The appreciative audience of one began laughing.

–How do you mean, ‘soap,’ my dear sir (asked the straight woman huckster)?

–Soap, soap, indeed soap you’re selling, and nothing else on earth but soap.

–No, sir, these are fine pryaniki, baked only this morning, and you see—

Gogol interrupted, continuing on with the same stern tone of voice.

–No no no. Don’t try to tell me otherwise, young lady. What we have here is soap, soap soap, and not the best quality soap at that. How dare you sell soap and sponge it off on people as spice biscuits? I have known innocent people who’ve bought your soap, yes indeed. Some of them are my dear friends, and I have seen the soap bubbles on their lips, as they choke and gasp, young lady!

 

And so on.

 
 

GOGOL AND FOOD

There is a famous story, told by all Gogol’s biographers, about his obsession with food. In March, 1839, Pogodin and his wife arrived in Rome for a visit and Gogol proudly showed them the sights of his beloved city. At two p.m. he took them to a restaurant near the Piazza di Spagna but refused all food, saying that his stomach troubles were out of hand and he could eat only lightly. Knowing that Gogol dined every evening at the trattoria Falcone, Pogodin and a few others hid out in the back room of that restaurant to spy on him.

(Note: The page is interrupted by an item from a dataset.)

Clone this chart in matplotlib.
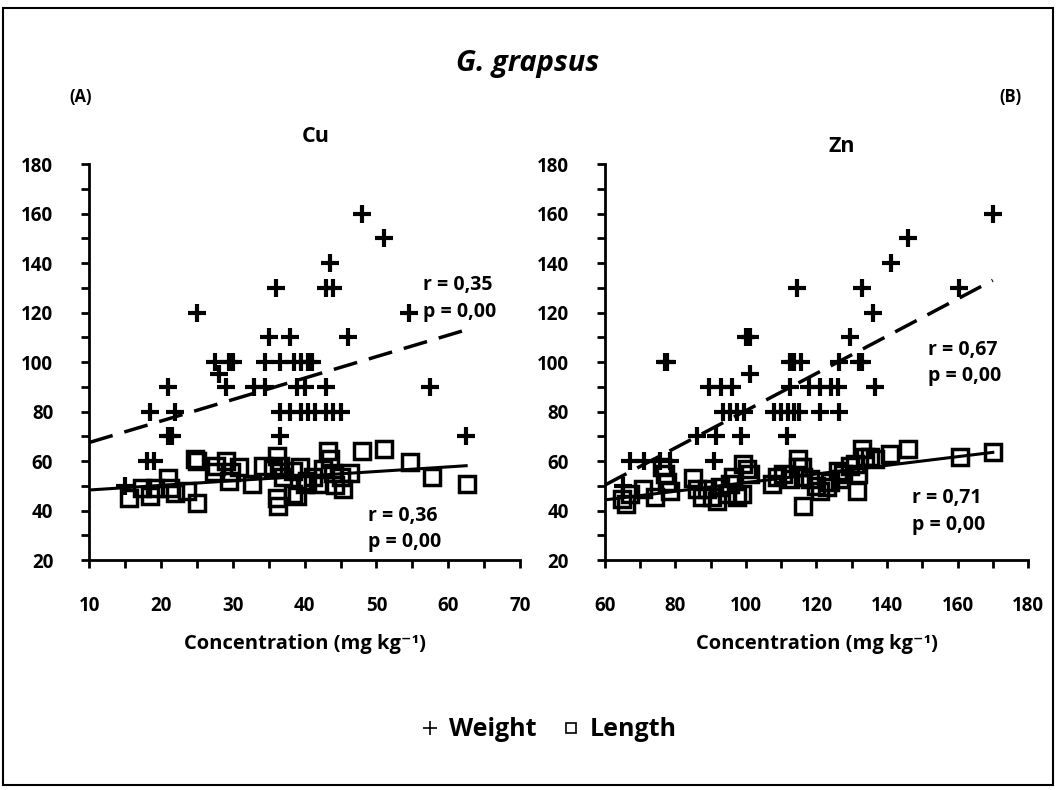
import numpy as np
import matplotlib
matplotlib.use("Agg")
import matplotlib.pyplot as plt
from matplotlib.lines import Line2D
from matplotlib.patches import Rectangle

plt.rcParams['font.family'] = ['Open Sans', 'DejaVu Sans']

# Cu - weight (+), grouped by rows
cu_w_x = [48, 51, 43.5, 36, 43, 44, 25, 54.5, 35, 38, 46,
          27.5, 29.5, 30, 34.5, 36.5, 38.5, 39.5, 40.5, 41, 28,
          21, 29, 33, 34.5, 39, 40, 43, 57.5,
          18.5, 22, 36.5, 38, 39.5, 40.5, 41.5, 43, 44, 45,
          21, 21.5, 36.5, 62.5, 18, 19, 15]
cu_w_y = [160, 150, 140, 130, 130, 130, 120, 120, 110, 110, 110,
          100, 100, 100, 100, 100, 100, 100, 100, 100, 95,
          90, 90, 90, 90, 90, 90, 90, 90,
          80, 80, 80, 80, 80, 80, 80, 80, 80, 80,
          70, 70, 70, 70, 60, 60, 50]
# Cu - length (squares)
cu_l_x = [15.5, 17.3, 18.5, 19.2, 21, 21.2, 22, 23.6, 25, 24.7, 25, 27.3, 27.7,
          29.1, 29.8, 30.8, 29.4, 32.6, 34.2, 35.6, 36.1, 36.6, 37, 38.4, 36.1,
          36.3, 38.4, 39.3, 40.3, 38.9, 40, 41.2, 41.9, 42.6, 43.3, 43.5, 44,
          44.2, 45.1, 45.4, 46.3, 48, 51, 54.7, 57.7, 62.6]
cu_l_y = [45, 49, 46, 49, 53, 49, 47, 48, 43, 61, 60, 55.5, 58,
          60, 55.5, 57.4, 52, 50.7, 58, 56.7, 62, 58, 53.4, 56, 45,
          42, 46.7, 57.4, 52, 46, 50.8, 53.4, 50.7, 56.7, 64, 60.8, 55.2,
          50.4, 53.4, 48.6, 55.2, 64, 65, 59.5, 53.4, 50.7]

# Zn - weight (+)
zn_w_x = [170, 146, 141, 114.5, 133, 160.5, 136, 100, 101, 129.5,
          77, 77.5, 112.5, 113.5, 115.5, 126.5, 132, 133, 101,
          89.5, 93, 96, 112.5, 118, 121, 124, 126, 136.5,
          93.5, 95.5, 97.5, 99.5, 108, 110, 112, 113.5, 115, 121, 126.5,
          86, 91.5, 98.5, 111.5, 67, 71, 75.5, 78.5, 91, 65]
zn_w_y = [160, 150, 140, 130, 130, 130, 120, 110, 110, 110,
          100, 100, 100, 100, 100, 100, 100, 100, 95,
          90, 90, 90, 90, 90, 90, 90, 90, 90,
          80, 80, 80, 80, 80, 80, 80, 80, 80, 80, 80,
          70, 70, 70, 70, 60, 60, 60, 60, 60, 50]
# Zn - length (squares)
zn_l_x = [64.7, 66.1, 67.1, 70.9, 74.2, 76.1, 77, 77.5, 78.4, 85, 86, 87.4,
          88.8, 90.3, 91.7, 92.6, 94.5, 95.5, 96.4, 97.4, 98.8, 99.2, 100.2,
          101.1, 107.3, 108.7, 110.6, 112.5, 114.8, 114.8, 116.3, 115.8, 116.3,
          118.2, 120, 121, 122.9, 123.8, 126.2, 126.7, 127.6, 129.5, 130.9,
          131.9, 131.4, 132.8, 133.8, 135.2, 136.6, 140.9, 146, 160.7, 170.2]
zn_l_y = [44.7, 42.6, 46.7, 48.7, 45.3, 57.4, 54.8, 51.4, 48, 53.3, 48.7, 45.3,
          48.7, 45.3, 44, 49.4, 46.7, 50.7, 53.4, 45.3, 46.7, 58.8, 56.8,
          54.8, 50.7, 53.4, 54.8, 52.7, 60.8, 57.4, 42, 57.4, 53.4,
          52.7, 50, 48, 49.4, 51.4, 56, 52.7, 54.8, 58.1, 58.8,
          54.8, 48, 64.9, 61.5, 61.5, 60.8, 62.9, 64.9, 61.5, 63.6]

# trend lines (x range, y at ends)
cu_w_trend = ([10, 62.5], [67.5, 113])
cu_l_trend = ([10, 62.5], [48.3, 58.1])
zn_w_trend = ([60, 170], [50.3, 133])
zn_l_trend = ([60, 170], [44.3, 63.5])

cu_stats = ["r = 0,35\np = 0,00", "r = 0,36\np = 0,00"]
zn_stats = ["r = 0,67\np = 0,00", "r = 0,71\np = 0,00"]

fig = plt.figure(figsize=(10.56, 7.9), dpi=100)
ax1 = fig.add_axes([0.0846, 0.2911, 0.4078, 0.5013])
ax2 = fig.add_axes([0.5729, 0.2911, 0.4006, 0.5013])


def style(ax, xlim, xmaj, xmin):
    ax.set_xlim(*xlim)
    ax.set_ylim(20, 180)
    ax.set_xticks(np.arange(xlim[0], xlim[1] + 1, xmaj))
    ax.set_xticks(np.arange(xlim[0], xlim[1] + 1, xmin), minor=True)
    ax.set_yticks(np.arange(20, 181, 20))
    ax.set_yticks(np.arange(20, 181, 10), minor=True)
    for s in ['top', 'right']:
        ax.spines[s].set_visible(False)
    for s in ['left', 'bottom']:
        ax.spines[s].set_linewidth(2)
    ax.tick_params(which='both', direction='out', length=6, width=2)
    ax.tick_params(axis='x', which='major', pad=20)
    ax.tick_params(axis='y', which='major', pad=20)
    for lab in ax.get_xticklabels() + ax.get_yticklabels():
        lab.set_fontsize(13.5)
        lab.set_fontweight('bold')
    ax.set_xlabel('Concentration (mg kg⁻¹)', fontsize=14.5, fontweight='bold', labelpad=13)


def draw(ax, wx, wy, lx, ly, wt, lt):
    ax.plot(wx, wy, ls='none', marker='+', ms=13, mew=3, color='black', clip_on=False)
    ax.plot(lx, ly, ls='none', marker='s', ms=11, mew=2.5, mfc='none', mec='black', clip_on=False)
    ax.plot(wt[0], wt[1], color='black', lw=2.5, ls=(0, (7, 3.5)))
    ax.plot(lt[0], lt[1], color='black', lw=2.2)


draw(ax1, cu_w_x, cu_w_y, cu_l_x, cu_l_y, cu_w_trend, cu_l_trend)
draw(ax2, zn_w_x, zn_w_y, zn_l_x, zn_l_y, zn_w_trend, zn_l_trend)
style(ax1, (10, 70), 10, 5)
style(ax2, (60, 180), 20, 10)

kw = dict(fontsize=14, fontweight='bold', va='top', linespacing=1.45)
ax1.text(56.5, 135, cu_stats[0], **kw)
ax1.text(48.8, 42, cu_stats[1], **kw)
ax2.text(151.6, 109, zn_stats[0], **kw)
ax2.text(147.1, 49, zn_stats[1], **kw)

fig.text(316 / 1056, 1 - 137 / 790, 'Cu', fontsize=15.5, fontweight='bold', ha='center', va='center')
fig.text(842 / 1056, 1 - 147 / 790, 'Zn', fontsize=15.5, fontweight='bold', ha='center', va='center')
fig.text(0.5, 1 - 63 / 790, 'G. grapsus', fontsize=21, fontweight='bold', style='italic',
         ha='center', va='center')
fig.text(81 / 1056, 1 - 97 / 790, '(A)', fontsize=12, fontweight='bold', ha='center', va='center')
fig.text(1010 / 1056, 1 - 97 / 790, '(B)', fontsize=12, fontweight='bold', ha='center', va='center')

handles = [Line2D([], [], ls='none', marker='+', ms=10, mew=1.2, color='black'),
           Line2D([], [], ls='none', marker='s', ms=7, mew=1.2, mfc='none', mec='black')]
fig.legend(handles, ['Weight', 'Length'], loc='center', bbox_to_anchor=(546 / 1056, 1 - 730 / 790),
           ncol=2, frameon=False, prop={'size': 18, 'weight': 'bold'}, handletextpad=0.15,
           columnspacing=0.8, handlelength=1.2)

fig.add_artist(Rectangle((0.003, 0.006), 0.994, 0.984, transform=fig.transFigure,
                         fill=False, lw=1.5, edgecolor='black'))

fig.savefig('out.png', dpi=100)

“He ordered macaroni, cheese, butter, vinegar, sugar, mustard, ravioli, and broccoli. The waiters went running all over the place, fetching this and that. His face all aglow, Gogol took the dishes from the waiters’ hands and ordered still more. Now before him stood green salads piled high, flagons filled with pale liquids. There was agrodolce, spinach and ricotta ravioli, melezane impanata, pesto chicken wings, zuppe di’ fosou, frittura mista. An enormous plate of spaghetti was set before him, and thick steam arose from it when they removed the lid. Gogol tossed a lump of butter onto the pasta, liberally powdered it with cheese, assumed the pose of a priest about to offer a sacrifice, seized a knife and dug in. That’s when we flung open the door and rushed in, laughing. ‘Ah-ha, so your appetite’s gone and your stomach’s all upset?’”

 

Food was one of his few extravagances. Gogol lived frugally in Italy, but inevitably he would run low on money. After resigning his teaching position at St. Petersburg University in 1835, he did not have a paying job for the rest of his life. He was a freelance writer, but he never made enough from his published works to support himself, let alone help out his mother and sisters, who were in constant financial straits back in the Ukraine.